For May has form on overselling populist ideas. The impossible target of bringing immigration down to the “tens of thousands” (which turned out to be, well, impossible, and is unlikely to be any more possible out of Europe) played a significant part in inflaming the take-back-control rhetoric that was so potent for the Brexiters.

And so it has turned out, only a good deal more quickly than her immigration ambition was shown to have failed. In a matter of months her schemes to tackle corporate greed have been swiftly and effectively defanged. The idea of workers on boards, sentinels of the public interest who might be expected to demand to see some relationship between pay and productivity, was downgraded from compulsory to optional in her CBI speech in November. Plans to insist that companies publish pay ratios between top and bottom seem set to run into the same claggy mud, along with other ideas on stakeholder engagement and a code of good practice.

She is unlikely to want a fight with business when she has so many others on her hands. But if she did, she could take as ammunition a blistering report for the ethical investment organisation CFA UK that was published last week. It showed that in 2014 chief executives took home a median pay package just short of £2m. That is 82% higher than in 2001. But return on invested capital was up by less than 1%.

It comes as no surprise to learn that return on invested capital is not the preferred measure of most remuneration committees.
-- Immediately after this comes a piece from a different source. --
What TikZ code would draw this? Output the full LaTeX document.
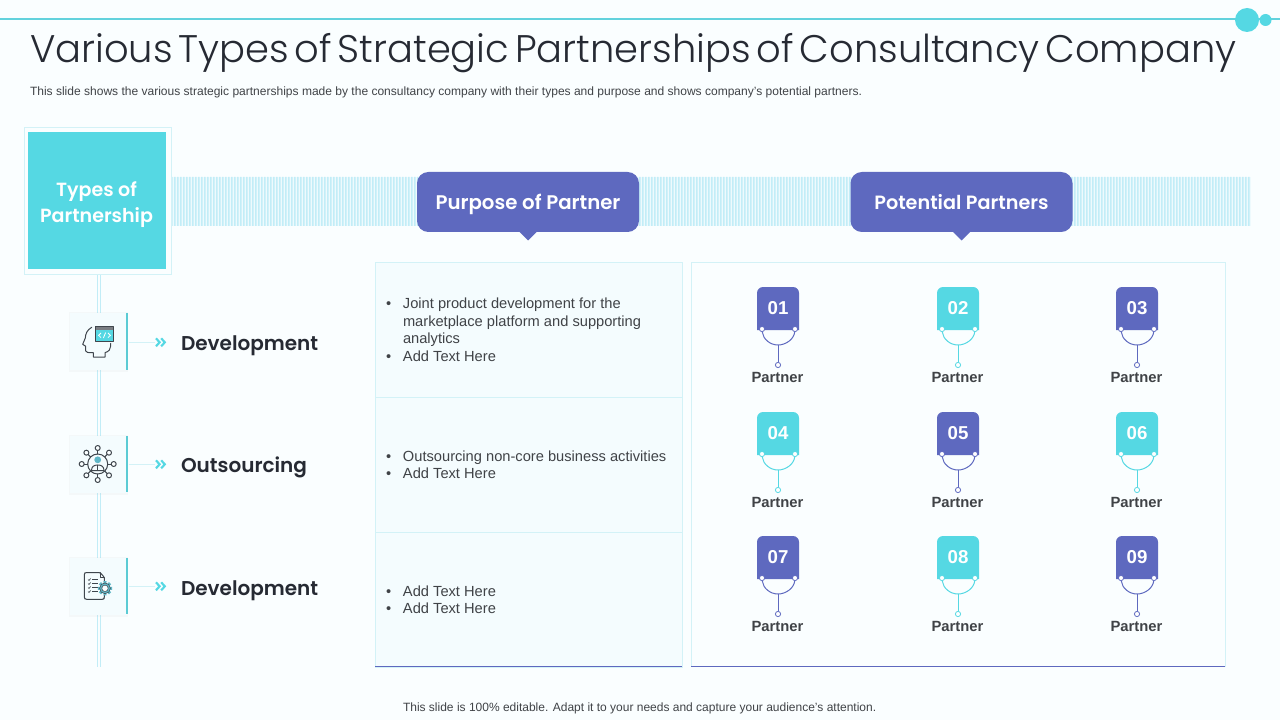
\documentclass[tikz,border=0pt]{standalone}
\usepackage{fontspec}
\setmainfont{Liberation Sans}
\newfontfamily\geolight{Poppins}[UprightFont=* Light,WordSpace=0.55]
\newfontfamily\geobold{Poppins}[UprightFont=* SemiBold]
\usetikzlibrary{shadows,calc}
\definecolor{bgc}{HTML}{FAFEFF}
\definecolor{indigo}{HTML}{5E69BF}
\definecolor{teal}{HTML}{55D8E3}
\definecolor{ruleblue}{HTML}{62D2DD}
\definecolor{pale}{HTML}{D3F2F7}
\definecolor{bandblue}{HTML}{C2EDF7}
\definecolor{bandbase}{HTML}{EEFAFD}
\definecolor{cellbg}{HTML}{F4FCFE}
\definecolor{ink}{HTML}{262A33}
\definecolor{bodyink}{HTML}{404347}
\definecolor{icon}{HTML}{3F464D}
\definecolor{gear}{HTML}{5FB7C7}
\tikzset{
  x=0.75pt,y=-0.75pt,
  box/.style={shape=rectangle,inner sep=0pt,outer sep=0pt},
  celltext/.style={box,anchor=north west,align=left,text=bodyink,font=\fontsize{11}{13.15}\selectfont},
  headlabel/.style={box,text=white,font=\geobold\fontsize{14.3}{19.5}\selectfont},
  rowlabel/.style={box,anchor=base west,text=ink,font=\geobold\fontsize{15}{18}\selectfont},
  pill/.style={box,fill=indigo,rounded corners=8.5pt,minimum width=166.5pt,minimum height=45pt,text=white,text height=13.5pt,text depth=2.2pt},
  iconbox/.style={box,fill=cellbg,minimum width=42.75pt,minimum height=42.75pt,general shadow={fill=black!30,opacity=.07,shadow xshift=0pt,shadow yshift=-.6pt,shadow scale=1.05}},
  cell/.style={box,fill=cellbg,draw=pale,line width=.7pt,minimum width=230.25pt},
  branch/.style={draw=pale,line width=.8pt},
  chev/.style={draw=teal,line width=1.6pt,line join=miter},
  ico/.style={draw=icon,line width=.75pt,line join=round,line cap=round},
  dot/.style={shape=circle,inner sep=0pt,minimum size=3.9pt,fill=white,draw=#1,line width=.6pt},
}
\newcommand{\bul}{\makebox[12.75pt][l]{•}}
\newcommand{\partnercard}[4]{%
  \begin{scope}[shift={(#1,#2)}]
    \fill[#4] (-21,43) [rounded corners=4.5pt] -- (-21,0) -- (21,0) [sharp corners] -- (21,43) -- cycle;
    \node[box,text=white,font=\bfseries\fontsize{14}{16}\selectfont] (num#3) at (0,21) {#3};
    \coordinate (hub#3) at (0,58);
    \node[dot=#4] (cl#3) at (-16,42) {};
    \node[dot=#4] (cr#3) at (17,42) {};
    \node[dot=#4] (foot#3) at (0,78) {};
    \draw[#4,line width=.75pt] (cl#3) .. controls (-15,52) and (-8,58) .. (hub#3) .. controls (8,58) and (16,52) .. (cr#3);
    \draw[#4,line width=.75pt] (hub#3) -- (foot#3);
    \node[box,anchor=base,text=bodyink,font=\bfseries\fontsize{11.1}{13}\selectfont] (lab#3) at (-0.5,95.5) {Partner};
  \end{scope}}
\newcommand{\chevrons}[1]{%
  \draw[chev] (156,#1-4) -- (159.6,#1) -- (156,#1+4);
  \draw[chev] (161.2,#1-4) -- (164.8,#1) -- (161.2,#1+4);}
\begin{document}
\begin{tikzpicture}
\useasboundingbox (0,0) rectangle (1280,720);
\fill[bgc] (0,0) rectangle (1280,720);
% top rule
\fill[ruleblue] (0,18.5) rectangle (1280,20.5);
\fill[teal] (1247,20) circle[radius=12];
\fill[teal] (1265.5,20) circle[radius=6];
% title
\node[box,anchor=base west,text=ink,font=\geolight\fontsize{28.85}{36}\selectfont] (title) at (30,63) {Various Types of Strategic Partnerships of Consultancy Company};
\node[box,anchor=base west,text=bodyink,font=\fontsize{9.02}{11}\selectfont] (subtitle) at (30,95.5) {This slide shows the various strategic partnerships made by the consultancy company with their types and purpose and shows company's potential partners.};
% band
\fill[bandbase] (171,177) rectangle (1251,226);
\fill[bandblue] foreach \i in {0,...,359} { ({171+3*\i},177) rectangle ({172.6+3*\i},226) };
% vertical trunk
\fill[bandblue] (97.2,274) rectangle (98.2,667);
\fill[bandblue] (99.8,274) rectangle (100.8,667);
\node[box,draw=pale,fill=bgc,line width=.6pt,minimum width=110.25pt,minimum height=110.25pt] (outer) at (97.5,200.5) {};
\node[box,fill=teal,minimum width=103.5pt,minimum height=102.75pt] (types) at (97,200.5) {};
\node[headlabel,align=center] (typestext) at (96.5,204.5) {Types of\\Partnership};
\node[iconbox] (ib1) at (98.5,341.5) {};
\node[iconbox] (ib2) at (98.5,464) {};
\node[iconbox] (ib3) at (98.5,586) {};
% teal bars
\fill[teal!85!gray] (126,313) rectangle (128,370);
\fill[teal!85!gray] (126,436) rectangle (128,492);
\fill[teal!85!gray] (126,558) rectangle (128,614);
% branches
\coordinate (ch1) at (155,342.3);
\coordinate (ch2) at (155,464.3);
\coordinate (ch3) at (155,586.3);
\draw[branch] (ib1.east) ++(1.5,0.8) -- (ch1);
\draw[branch] (ib2.east) ++(1.5,0.3) -- (ch2);
\draw[branch] (ib3.east) ++(1.5,0.3) -- (ch3);
\chevrons{342.3}
\chevrons{464.3}
\chevrons{586.3}
\node[rowlabel] (r1) at (181,350.5) {Development};
\node[rowlabel] (r2) at (181,472.5) {Outsourcing};
\node[rowlabel] (r3) at (181,595.5) {Development};
% head icon
\draw[ico] (91.7,327.3) .. controls (87,330) and (85.5,334) .. (85.3,338) -- (82.7,344.3) -- (85.7,346.3) -- (85.7,351) .. controls (86,352.5) and (88,352.7) .. (93.3,352.7) -- (93.3,357) -- (105,357) -- (105,352.7) .. controls (109,351.5) and (110.7,349) .. (110.7,346) -- (110.7,343.3);
\fill[teal] (95.7,326.3) rectangle (113.3,341.7);
\fill[icon!70] (95.7,326.3) rectangle (113.3,329.6);
\draw[ico] (95.7,326.3) rectangle (113.3,341.7);
\draw[white,line width=.6pt] (101,333) -- (98.6,335.3) -- (101,337.6) (108,333) -- (110.4,335.3) -- (108,337.6) (105.6,332.6) -- (103.4,338);
% network icon
\foreach \a in {0,45,...,315}{
  \draw[ico] ($(97.7,464)+(\a:10)$) -- ($(97.7,464)+(\a:13.6)$);
  \draw[ico,fill=bgc] ($(97.7,464)+(\a:16)$) circle[radius=2.5];
}
\draw[ico] (97.7,464) circle[radius=10];
\fill[gear] (97.7,459.8) circle[radius=3.4];
\draw[ico] (91.5,470.5) .. controls (91.5,466.5) and (94,465) .. (97.7,465) .. controls (101.4,465) and (104,466.5) .. (104,470.5) -- cycle;
\draw[ico] (97.7,465) -- (97.7,470.5);
% document icon
\draw[ico,rounded corners=.8pt] (100,572.5) -- (85.5,572.5) -- (84.3,573.5) -- (84.3,598.2) -- (85.5,599.3) -- (103.5,599.3) -- (104.3,598.2) -- (104.3,577.2) -- cycle;
\draw[ico] (100,572.5) -- (100,577.2) -- (104.3,577.2);
\foreach \yy in {580.5,584.5,588.5,592.5}{
  \draw[icon,line width=.5pt] (88,\yy-1) -- (89,\yy) -- (90.6,\yy-2);
  \draw[icon,line width=.5pt] (92,\yy-.8) -- (98,\yy-.8);
}
\foreach \a in {0,45,...,315}{
  \fill[gear] ($(105,588.3)+(\a-16:5.2)$) -- ($(105,588.3)+(\a-12:7.3)$) -- ($(105,588.3)+(\a+12:7.3)$) -- ($(105,588.3)+(\a+16:5.2)$) -- cycle;
}
\draw[icon,line width=.4pt,fill=gear] (105,588.3) circle[radius=5.4];
\fill[bgc] (105,588.3) circle[radius=3.2];
\draw[icon,line width=.4pt] (105,588.3) circle[radius=3.2];
% table
\node[cell,minimum height=101.25pt] (c1) at (528.5,329.5) {};
\node[cell,minimum height=101.25pt] (c2) at (528.5,464.5) {};
\node[cell,minimum height=101.25pt] (c3) at (528.5,599.5) {};
\coordinate (c3l) at (375,666.5);
\coordinate (c3r) at (682,666.5);
\draw[indigo,line width=1.1pt] (c3l) -- (c3r);
\node[celltext] (t1) at (386,298) {\bul Joint product development for the\\
\hspace*{12.75pt}marketplace platform and supporting\\
\hspace*{12.75pt}analytics\\
\bul Add Text Here};
\node[celltext] (t2) at (386,450.5) {\bul Outsourcing non-core business activities\\
\bul Add Text Here};
\node[celltext] (t3) at (386,585.5) {\bul Add Text Here\\
\bul Add Text Here};
% partner panel
\node[box,draw=pale,fill=bgc,line width=.7pt,minimum width=400.5pt,minimum height=303pt] (panel) at (958,464) {};
\coordinate (panell) at (691,666);
\coordinate (panelr) at (1225,666);
\draw[indigo,line width=.7pt] (panell) -- (panelr);
% pills
\node[pill,font=\geobold\fontsize{14.8}{18}\selectfont] (purpose) at (528,202) {Purpose of Partner};
\node[pill,font=\geobold\fontsize{14.4}{18}\selectfont] (potential) at (961.5,202) {Potential Partners};
\fill[indigo] (purpose.south) ++(-8.5,0) -- ++(8.5,8.5) -- ++(8.5,-8.5) -- cycle;
\fill[indigo] (potential.south) ++(-8.5,0) -- ++(8.5,8.5) -- ++(8.5,-8.5) -- cycle;
% cards
\partnercard{778}{287}{01}{indigo}
\partnercard{958}{287}{02}{teal}
\partnercard{1137}{287}{03}{indigo}
\partnercard{778}{412}{04}{teal}
\partnercard{958}{412}{05}{indigo}
\partnercard{1137}{412}{06}{teal}
\partnercard{778}{536}{07}{indigo}
\partnercard{958}{536}{08}{teal}
\partnercard{1137}{536}{09}{indigo}
% footer
\node[box,anchor=base west,text=bodyink,font=\fontsize{9}{11}\selectfont] (footer) at (403,711.5) {This slide is 100\% editable. Adapt it to your needs and capture your audience's attention.};
\end{tikzpicture}
\end{document}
They prefer short-term indicators, such as shareholder return and earnings per share. The report’s authors detected “a material disconnect between pay and fundamental value generation”.

Perhaps this is why being shocked and horrified by pay isn’t producing the results. Pay used to be taken as a proxy for value added. But it long ago ceased to have any genuine relationship with what matters. It makes you wonder if pay is the wrong thing to be measuring.